When you and your child are ready to start potty training, make it a big occasion. Mark the start of potty training with the introduction of Pull-Ups® Training Pants and the potty chair. Steer clear of worrying about hard and fast deadlines. No matter what your mother told you, there’s no one right age to start potty training. Most children show signs of readiness sometime between the ages of 18-24 months. Once you do get started, potty training takes about eight months, on average.

With a positive outlook and a little creativity, potty training really can be more about quality time. Find ways to encourage your child’s early interest. Play up the fun with activities like decorating the potty chair, picking out rewards or creating a special potty progress chart together.
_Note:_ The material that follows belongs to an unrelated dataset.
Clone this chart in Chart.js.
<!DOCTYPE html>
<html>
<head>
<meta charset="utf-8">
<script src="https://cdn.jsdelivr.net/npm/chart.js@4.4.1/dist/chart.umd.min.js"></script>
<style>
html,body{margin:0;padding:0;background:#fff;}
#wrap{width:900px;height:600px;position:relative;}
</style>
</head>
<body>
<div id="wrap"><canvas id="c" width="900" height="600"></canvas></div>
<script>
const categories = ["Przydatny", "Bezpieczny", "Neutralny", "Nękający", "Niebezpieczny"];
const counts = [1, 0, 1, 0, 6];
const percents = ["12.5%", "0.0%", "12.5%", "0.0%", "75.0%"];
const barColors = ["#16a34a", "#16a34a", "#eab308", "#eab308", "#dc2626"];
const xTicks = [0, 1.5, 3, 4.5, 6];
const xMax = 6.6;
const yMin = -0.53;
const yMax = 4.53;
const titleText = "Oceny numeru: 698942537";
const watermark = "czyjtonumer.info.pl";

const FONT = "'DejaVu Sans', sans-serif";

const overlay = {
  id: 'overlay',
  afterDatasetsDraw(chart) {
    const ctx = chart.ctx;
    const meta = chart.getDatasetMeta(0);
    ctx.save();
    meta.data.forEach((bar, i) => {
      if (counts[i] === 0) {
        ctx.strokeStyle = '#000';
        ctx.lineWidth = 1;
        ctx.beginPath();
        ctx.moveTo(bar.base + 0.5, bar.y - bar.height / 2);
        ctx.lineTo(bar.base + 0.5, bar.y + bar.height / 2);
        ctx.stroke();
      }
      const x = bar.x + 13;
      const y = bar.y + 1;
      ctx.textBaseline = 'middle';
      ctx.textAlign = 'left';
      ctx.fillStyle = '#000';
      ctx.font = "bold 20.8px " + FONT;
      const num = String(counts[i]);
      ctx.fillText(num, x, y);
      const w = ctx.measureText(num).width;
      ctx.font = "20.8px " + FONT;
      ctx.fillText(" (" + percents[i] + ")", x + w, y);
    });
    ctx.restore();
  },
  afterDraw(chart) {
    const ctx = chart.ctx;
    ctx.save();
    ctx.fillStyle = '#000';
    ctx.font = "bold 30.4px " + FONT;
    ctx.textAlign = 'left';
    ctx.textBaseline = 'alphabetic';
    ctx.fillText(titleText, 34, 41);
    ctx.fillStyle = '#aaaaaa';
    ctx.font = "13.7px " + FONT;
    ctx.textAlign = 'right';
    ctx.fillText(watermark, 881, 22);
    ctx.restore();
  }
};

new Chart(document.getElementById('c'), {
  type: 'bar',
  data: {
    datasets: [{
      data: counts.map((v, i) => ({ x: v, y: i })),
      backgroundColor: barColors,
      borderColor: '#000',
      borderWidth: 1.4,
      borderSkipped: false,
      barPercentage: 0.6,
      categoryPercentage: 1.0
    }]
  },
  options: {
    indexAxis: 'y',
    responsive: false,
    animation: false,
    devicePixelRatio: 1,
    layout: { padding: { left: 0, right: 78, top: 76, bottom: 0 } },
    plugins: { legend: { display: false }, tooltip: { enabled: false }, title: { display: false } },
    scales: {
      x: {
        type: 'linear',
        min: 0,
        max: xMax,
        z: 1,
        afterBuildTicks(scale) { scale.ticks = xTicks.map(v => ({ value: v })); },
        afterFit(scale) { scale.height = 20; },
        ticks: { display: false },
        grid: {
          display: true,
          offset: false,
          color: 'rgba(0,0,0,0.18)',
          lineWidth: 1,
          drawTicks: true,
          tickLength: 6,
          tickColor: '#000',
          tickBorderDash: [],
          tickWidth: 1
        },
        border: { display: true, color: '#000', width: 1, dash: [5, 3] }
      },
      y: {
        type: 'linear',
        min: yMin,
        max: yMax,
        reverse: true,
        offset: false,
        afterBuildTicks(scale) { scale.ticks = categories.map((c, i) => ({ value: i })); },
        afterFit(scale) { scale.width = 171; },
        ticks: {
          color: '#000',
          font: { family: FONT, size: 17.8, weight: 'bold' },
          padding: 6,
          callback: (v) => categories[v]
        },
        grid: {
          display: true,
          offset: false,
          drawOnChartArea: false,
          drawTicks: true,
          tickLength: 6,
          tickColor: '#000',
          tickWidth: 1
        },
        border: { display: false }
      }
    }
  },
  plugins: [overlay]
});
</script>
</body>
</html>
And don’t forget to load on the praise and rewards right from the start. Bragging rights and the expectation of applause are strong motivators to your child. So find those moments to celebrate and share them with everyone in your child’s cheering section.

Ready, Set ... Not Yet

If your child starts out fine, but then gets hopelessly stuck, no worries! It’s not unusual for the potty chair to go back into the closet for weeks, or even months. If your child loses interest, hold off for a few weeks and then try again.

Toilet training is a developmental process. Children’s bodies and brains are developing all the time, and each new phase sets the foundation for those to come. No amount of teaching can make those developments happen before their time. You’ll have an easier, happy time of it if you wait until you’re sure your child is ready.